When we talk about unsustainable economics, we're really talking unsustainable for most. The authoritarian appeals to the common delusion that it never happens to you, but you've already accepted that by accepting the authoritarian ideology, so you never see the trick. If you're wondering how people can fall for this kind of thing, remember you're looking with 20/20 hindsight, and more importantly, from outside the flock. We have corporations we can blame instead of the people running them, we have costs of business to point to instead of finding processes that give us useful byproducts too.

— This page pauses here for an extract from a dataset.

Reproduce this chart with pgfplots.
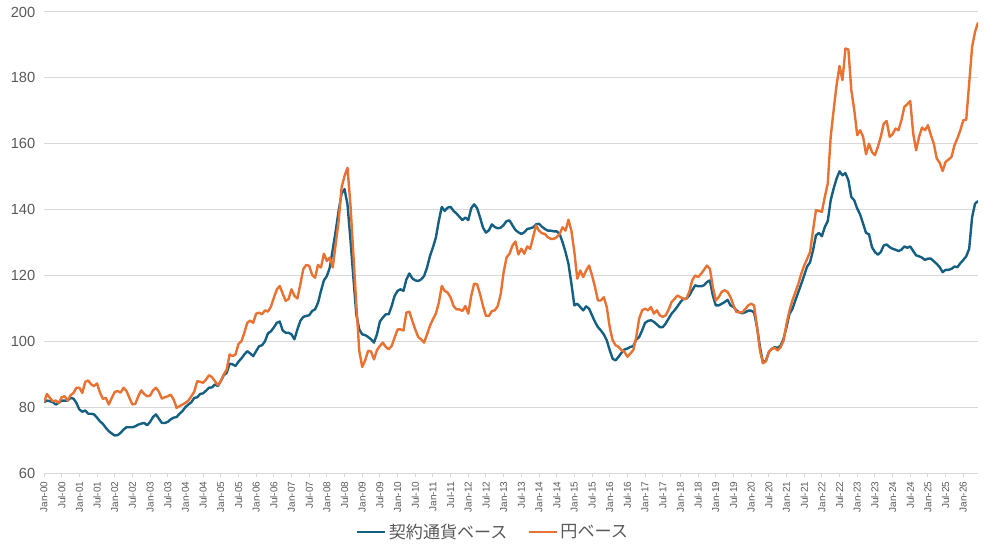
\documentclass[border=0pt]{standalone}
\usepackage{fontspec}
\setmainfont{Liberation Sans}
\newfontfamily\jp{Noto Sans CJK JP}
\usepackage{pgfplots}
\usepackage{pgfplotstable}
\pgfplotsset{compat=1.18}
\definecolor{cblue}{HTML}{156082}
\definecolor{corange}{HTML}{E97132}
\definecolor{txtgray}{HTML}{595959}
\definecolor{gridgray}{HTML}{D9D9D9}
\pgfplotstableread{
m a b
0 81.5 81.5
1 82 84
2 81.8 82.8
3 81.5 81.8
4 80.8 82
5 81.3 81.3
6 82 83
7 82 83.3
8 82 82
9 82.8 83.6
10 82.6 84.3
11 81.3 85.9
12 79.3 85.9
13 78.6 84.3
14 79 87.7
15 78 88.1
16 78 86.9
17 77.8 86.4
18 76.8 87.2
19 75.7 84.4
20 74.9 82.5
21 73.7 82.8
22 72.7 80.8
23 72 82.8
24 71.4 84.6
25 71.5 84.9
26 72.2 84.4
27 73.2 85.9
28 73.9 84.9
29 73.9 82.8
30 73.9 80.8
31 74.2 81
32 74.7 83.3
33 75 85.1
34 75.2 84
35 74.5 83.3
36 75.5 83.5
37 77 85.1
38 77.8 85.9
39 76.5 84.7
40 75.2 82.6
41 75.2 83
42 75.5 83.3
43 76.3 83.8
44 76.8 82.3
45 77 79.8
46 78 80.3
47 78.8 80.8
48 80 81.3
49 80.8 82
50 81.5 83.3
51 82.8 84.7
52 83 87.9
53 84 87.7
54 84.2 87.4
55 85 88.4
56 85.9 89.7
57 86 89.1
58 86.9 87.9
59 86.4 86.7
60 87.9 87.9
61 89.7 89.9
62 90.4 91.4
63 93.2 96
64 93 95.5
65 92.5 96
66 93.8 99.2
67 94.8 100
68 96 102.6
69 97 105.6
70 96.3 106.3
71 95.5 105.6
72 97 108.4
73 98.5 108.7
74 98.8 108.2
75 100 109.4
76 102.4 109
77 103 110.5
78 104.2 113.2
79 105.6 115.7
80 106 116.8
81 103.3 114.5
82 102.6 112.3
83 102.6 112.8
84 102.1 115.8
85 100.6 113.8
86 103.6 113
87 106.2 117.3
88 107.4 121.9
89 107.7 123.2
90 107.9 122.9
91 109.2 120.2
92 109.7 119.3
93 111.7 123.2
94 115.3 122.4
95 118.5 126.6
96 119.8 124.4
97 122.4 125.4
98 127.9 122.4
99 133.5 129.5
100 139.6 136.6
101 144.9 146.7
102 146.2 150.2
103 141.6 152.7
104 131 141.6
105 119.3 126.4
106 108.2 111.2
107 103.6 97.1
108 102.1 92.2
109 101.9 94.2
110 101.3 97.1
111 100.6 96.9
112 99.6 94.5
113 102.1 97.3
114 106 98.6
115 107.2 99.6
116 108.2 98.3
117 108.2 97.6
118 110.7 98.6
119 113.8 101.1
120 115.3 103.6
121 115.8 103.6
122 115.3 103.3
123 118.8 108.7
124 120.6 109
125 119.1 106.2
126 118.5 103.6
127 118.3 101.3
128 118.8 100.6
129 119.8 99.6
130 122.4 102.1
131 125.9 104.7
132 128.5 106.7
133 131.5 108.4
134 136.6 111.7
135 140.8 116.8
136 139.6 115.3
137 140.6 114.8
138 140.8 113.3
139 139.6 110.7
140 138.8 109.7
141 137.8 109.7
142 136.8 109.2
143 137.6 110.7
144 136.8 108.4
145 140.4 113.8
146 141.6 117.5
147 140.4 117.3
148 137.6 114.3
149 134.5 110.7
150 133 107.7
151 133.7 107.7
152 135.5 109.2
153 134.7 109.4
154 134.3 110.7
155 134.5 114.3
156 135.3 121
157 136.5 125.5
158 136.7 126.6
159 135.2 129.1
160 133.8 130.3
161 133.1 126.4
162 132.6 128.1
163 133.1 126.6
164 134.1 128.8
165 134.3 128.1
166 134.6 131.6
167 135.5 135.2
168 135.7 133.6
169 134.8 132.8
170 134.1 132.6
171 133.6 131.6
172 133.6 131.1
173 133.4 131.1
174 133.4 131.6
175 132.6 132.6
176 130.1 134.6
177 127.1 133.6
178 123.5 136.9
179 117.5 133.6
180 110.9 127.1
181 111.4 119
182 110.4 121.5
183 109.4 119.5
184 110.6 121.5
185 109.9 123
186 107.9 120
187 105.9 116.5
188 104.3 112.4
189 103.3 112.4
190 102.1 113.4
191 100.3 110.4
192 97.3 104.3
193 94.7 100.3
194 94.2 98.8
195 95.3 98.3
196 96.5 97.3
197 97.5 96.8
198 97.8 95.3
199 98.3 96.3
200 98.5 97.3
201 100.5 101.3
202 101.3 106.9
203 103.3 109.4
204 105.6 109.9
205 106.2 109.4
206 106.4 110.4
207 105.9 108.4
208 105.1 109.4
209 104.3 107.9
210 104.3 107.4
211 105.4 107.9
212 106.9 109.6
213 108.4 111.9
214 109.4 112.9
215 110.6 113.9
216 111.9 113.4
217 112.9 112.9
218 112.9 112.9
219 113.9 115
220 115.5 118.5
221 117 120
222 116.7 119.5
223 116.7 120.5
224 117 121.7
225 118 123
226 118.5 122
227 113.9 116.5
228 110.9 112.4
229 110.9 113.4
230 111.4 115
231 111.9 115.5
232 112.6 115
233 110.9 113.4
234 110.4 110.9
235 109.4 108.9
236 108.8 108.8
237 108.5 108.8
238 108.8 109.8
239 109.3 110.9
240 109.3 111.4
241 108.8 110.9
242 104.3 104.3
243 98.2 97.2
244 93.6 93.3
245 94.1 93.9
246 96.7 96.7
247 97.7 97.7
248 98.2 98
249 98 97.2
250 98.7 98.2
251 100.7 100.2
252 104.3 105.3
253 108.3 109.3
254 109.8 112.4
255 112.4 114.9
256 114.9 117.4
257 117.4 120.5
258 120 123
259 122.7 125
260 124 127.1
261 127.6 133.7
262 132.2 139.8
263 132.9 139.6
264 131.9 139.3
265 134.7 143.8
266 136.5 147.9
267 142.8 162.1
268 146.4 170.2
269 149.4 177.8
270 151.6 183.6
271 150.4 179.3
272 151.1 188.9
273 148.9 188.6
274 143.8 176.3
275 142.8 170.2
276 140.3 162.6
277 138.5 164.1
278 135.7 162.1
279 132.9 156.8
280 132.5 160
281 128.6 157.5
282 127.1 156.5
283 126.3 159
284 127.1 162.1
285 129.1 166.1
286 129.4 166.9
287 128.6 162.1
288 128.1 162.9
289 127.8 164.6
290 127.4 164.1
291 127.8 167.1
292 128.8 171.2
293 128.4 172
294 128.8 173
295 127.4 163.1
296 126.1 158
297 125.8 162.1
298 125.4 164.9
299 124.7 164.1
300 125.1 165.6
301 125.1 162.6
302 124.3 160
303 123.5 155.5
304 122.5 154.2
305 121 151.7
306 121.7 154.5
307 121.7 155.2
308 122 156
309 122.7 159.5
310 122.5 161.6
311 123.7 164.1
312 124.7 167.1
313 125.8 167.3
314 128.1 178.3
315 137.7 189.5
316 141.8 194
317 142.6 196.8
}\datatable
\begin{document}
\begin{tikzpicture}
\begin{axis}[
  at={(0,0)}, anchor=south west,
  scale only axis, width=700.5pt, height=345.75pt,
  xmin=0, xmax=317, ymin=60, ymax=200,
  axis x line*=bottom, axis y line*=left,
  y axis line style={draw=none},
  x axis line style={draw=gridgray, line width=0.75pt, -},
  ytick={60,80,...,200},
  ymajorgrids, grid style={draw=gridgray, line width=0.75pt},
  ytick style={draw=none},
  xtick={0,6,...,312},
  xticklabels={Jan-00,Jul-00,Jan-01,Jul-01,Jan-02,Jul-02,Jan-03,Jul-03,Jan-04,Jul-04,Jan-05,Jul-05,Jan-06,Jul-06,Jan-07,Jul-07,Jan-08,Jul-08,Jan-09,Jul-09,Jan-10,Jul-10,Jan-11,Jul-11,Jan-12,Jul-12,Jan-13,Jul-13,Jan-14,Jul-14,Jan-15,Jul-15,Jan-16,Jul-16,Jan-17,Jul-17,Jan-18,Jul-18,Jan-19,Jul-19,Jan-20,Jul-20,Jan-21,Jul-21,Jan-22,Jul-22,Jan-23,Jul-23,Jan-24,Jul-24,Jan-25,Jul-25,Jan-26},
  x tick label style={rotate=90, anchor=east, font=\fontsize{7.5}{8}\selectfont, text=txtgray},
  y tick label style={font=\fontsize{11}{12}\selectfont, text=txtgray},
  xtick style={draw=gridgray, line width=0.75pt},
  tick align=outside, major tick length=3pt,
  /pgf/number format/assume math mode=true,
  legend columns=2,
  legend style={at={(0.481,0)}, anchor=center, yshift=-44.25pt, draw=none, fill=none,
    font=\jp\fontsize{12.8}{14}\selectfont, text=txtgray,
    /tikz/every even column/.append style={column sep=13pt}},
  legend image code/.code={\draw[#1, line width=1.7pt] (0pt,0pt) -- (21pt,0pt);},
]
\addplot[cblue, line width=1.8pt, line join=round] table[x=m,y=a]{\datatable};
\addlegendentry{契約通貨ベース}
\addplot[corange, line width=1.8pt, line join=round] table[x=m,y=b]{\datatable};
\addlegendentry{円ベース}
\end{axis}
\pgfresetboundingbox
\path (-33pt,-57.75pt) rectangle (707.25pt,354.75pt);
\end{tikzpicture}
\end{document}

Believe it or not, there are industrial processes that are more sustainable, they're just not popular with vested interests. These interests bought into those processes on the promise that they'd be printing money not spending it. They're understandably making vague threats to governments even thinking about regulation, which again is the point of the so-called carbon tax legislation. It's not there to tax the common person (another authoritarian canard. Easier to make you feel guilty about that lightbulb than improve energy sources), its to get the industries off the hook for unsustainable practices and back to printing money. The same industries that need you to pay more for the same thing you paid for yesterday. I'm not just pointing the finger at energy companies, the entire edifice of Western industrialism is infected with the same short-termism spiral. There are no perfect solutions, but the argument that we needn't look is what is unsustainable.

The authoritarian mindset coupled with an anti-AGW agenda is proving most lemming-like.